Di Resta joined DTM in 2007 after a successful year in European Formula 3. The Scot did not return to single seaters fully until he secured his contract at Force India, but had received offers for seats in the GP2 Series prior to this opportunity.
“Fortunately, I’ve never been put in a particularly difficult situation. There were times, especially in 2008 during the early days of my DTM career, when there was an opportunity to move to GP2 and keep my hopes of Formula 1 alive there – and I was not at all averse to that. I was happy in the DTM and having fun, but my dream was of Formula 1, for sure, but I’m pleased I didn’t do it then, as I still managed to get there later.

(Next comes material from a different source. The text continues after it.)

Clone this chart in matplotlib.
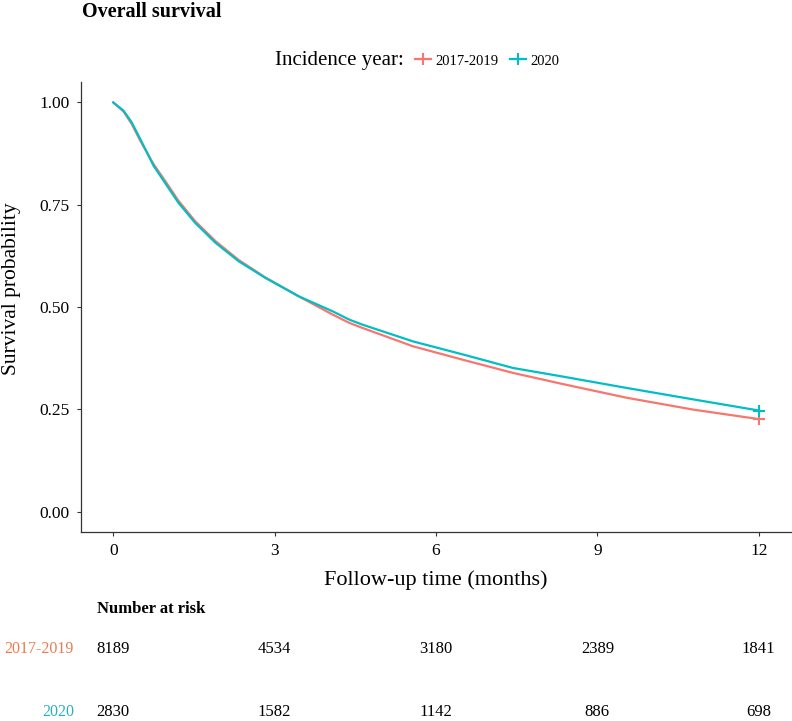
import numpy as np
import matplotlib.pyplot as plt
from matplotlib.lines import Line2D
from matplotlib.transforms import blended_transform_factory

plt.rcParams['font.family'] = ['Liberation Serif', 'DejaVu Serif']

#------------------------------------------------------------------#
# values
#------------------------------------------------------------------#
t_a = [0, 0.19, 0.34, 0.50, 0.75, 0.96, 1.21, 1.52, 1.90, 2.33, 2.83, 3.45,
       4.07, 4.39, 4.63, 5.57, 6.50, 7.43, 8.31, 9.55, 10.79, 12.0]
s_a = [1.0, 0.978, 0.948, 0.907, 0.849, 0.809, 0.760, 0.710, 0.661, 0.615, 0.572, 0.526,
       0.482, 0.461, 0.449, 0.404, 0.371, 0.339, 0.313, 0.278, 0.249, 0.226]   # 2017-2019
t_b = t_a
s_b = [1.0, 0.980, 0.952, 0.911, 0.845, 0.804, 0.755, 0.706, 0.657, 0.612, 0.571, 0.526,
       0.490, 0.469, 0.457, 0.416, 0.384, 0.351, 0.331, 0.302, 0.274, 0.247]   # 2020

groups = ['2017-2019', '2020']
risk_times = [0, 3, 6, 9, 12]
risk_a = [8189, 4534, 3180, 2389, 1841]
risk_b = [2830, 1582, 1142, 886, 698]

c_a = '#F8766D'; c_b = '#00BFC4'
lab_a = '#EC7A4F'; lab_b = '#2AAFC0'

W, H = 792, 721
fig = plt.figure(figsize=(W/100, H/100), dpi=100)
ax = fig.add_axes([81/W, 1-532/H, (791-81)/W, (532-82)/H])

ax.plot(t_a, s_a, color=c_a, lw=1.6)
ax.plot(t_b, s_b, color=c_b, lw=1.6)
ax.plot([t_a[-1]], [s_a[-1]], '+', color=c_a, ms=8, mew=1.5)
ax.plot([t_b[-1]], [s_b[-1]], '+', color=c_b, ms=8, mew=1.5)

ax.set_xlim(-0.6, 12.6); ax.set_ylim(-0.05, 1.05)
ax.set_xticks(risk_times)
ax.set_yticks([0, 0.25, 0.5, 0.75, 1.0])
ax.set_yticklabels(['0.00', '0.25', '0.50', '0.75', '1.00'])
for s in ['top', 'right']:
    ax.spines[s].set_visible(False)
for s in ['left', 'bottom']:
    ax.spines[s].set_linewidth(0.9)
    ax.spines[s].set_color('#333333')
ax.tick_params(labelsize=12.5, length=3, width=0.8, color='#333333', pad=5)
ax.set_xlabel('Follow-up time (months)', fontsize=16, labelpad=8)
ax.set_ylabel('Survival probability', fontsize=15.5)
ax.yaxis.set_label_coords(-0.085, 0.54)

fig.text(82/W, 1-12/H, 'Overall survival', fontsize=14.5, fontweight='bold', va='center', ha='left')

# legend
fig.text(275/W, 1-61/H, 'Incidence year:', fontsize=15, va='center', ha='left')
handles = [Line2D([], [], color=c_a, lw=1.6, marker='+', ms=8, mew=1.5),
           Line2D([], [], color=c_b, lw=1.6, marker='+', ms=8, mew=1.5)]
fig.legend(handles, groups, loc='center left', bbox_to_anchor=(415/W, 1-61/H), ncol=2,
           frameon=False, fontsize=10.5, handlelength=1.1, handletextpad=0.3,
           columnspacing=0.8, borderpad=0, borderaxespad=0)

# number at risk table
fig.text(97/W, 1-609/H, 'Number at risk', fontsize=12, fontweight='bold', va='center', ha='left')
tr = blended_transform_factory(ax.transData, fig.transFigure)
for yy, vals, g, col in [(649, risk_a, groups[0], lab_a), (712, risk_b, groups[1], lab_b)]:
    fig.text(74/W, 1-yy/H, g, fontsize=11.5, color=col, va='center', ha='right')
    for tt, v in zip(risk_times, vals):
        ax.text(tt, 1-yy/H, str(v), transform=tr, fontsize=12, va='center', ha='center')

plt.savefig('out.png', dpi=100)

“The second crucial moment was when my time in Formula 1 at Force India came to an end. I then asked myself. What’s the best way forward for me now? But all along, I knew exactly what I wanted. I liked the people in the DTM and wanted to return to Mercedes.
“Yes, I had lots of offers, but sometimes, you have to follow your heart, and I don’t regret my decision one bit. Not even after Mercedes announced that they would be leaving the DTM at the end of next year. Yes, it’s a pity, but at the same time, my journey can continue with Mercedes-Benz on another programme.”
As with Pascal Wehrlein, and to a lesser extent Esteban Ocon, competing with DTM for Mercedes presented an unique path into F1 rather than the traditional single seater leader route that most take.
Di Resta spent 2010 as Force India’s reserve driver, before being made a full time driver from the following year after being crowned DTM champion.
“I can remember the day I signed the contract. It was one of those painful years when I was a reserve driver. Sure, the intentions were there, but anything can happen if you’ve not got that bit of paper in your hand. And then it arrived at four o’clock on Christmas Eve – it was an early Christmas present. I usually don’t go out on Christmas Eve, but that day, we went out with friends and family to my dad’s nightclub and celebrated.”
It was a difficult few years for not only di Resta but also the team, with twelfth in the championship the maximum he could achieve.
“It was tough. Force India as a team were not having it easy, and not just with regard to the budget but with other things too. Still, the people in the outfit are incredibly passionate. They are the reason why the team functions. As a child, I used to get up at six o’clock in the morning to watch the races, and now suddenly, I’m travelling all over the world and contesting Formula 1 races at these tracks.
“I lived the dream. But ultimately, a qualifying lap in a DTM car is just as exciting as in a Formula 1 car. You drive on the absolute limit. Of course, I would still love to compete in Formula 1, because they have the fastest racing cars.
“It holds your interest as a driver. You never give up on your dream, but still, I’m one of the lucky few, who achieved the goal during their careers. There are plenty who’ve got the talent but never make it, but me, I can look back and say, ‘Yes, I did it and I loved it.'”
As well as his DTM commitments and acting as Williams’ reserve driver – and is one of the drivers in contention for the seat vacated by Felipe Massa – di Resta, also acted as part of the punditry team for Sky Sports F1.
“As a racing driver, you only ever get an unadulterated view of the other side. On a good day, you might see the great deal of support provided, but on a bad day, when someone picks holes in you all day long, you see bad things in the media, the dark side. You don’t want to show them your feelings, because you think they’ll use them against you, but they just want honest answers.
“In the end, they write all kinds of things about you, but if you have a good relationship with them and give them what they want, then it can be beneficial to both parties. You have to pay attention to the big picture and think about the future. A good relationship with other people can be the key to how they perceive you as a person.”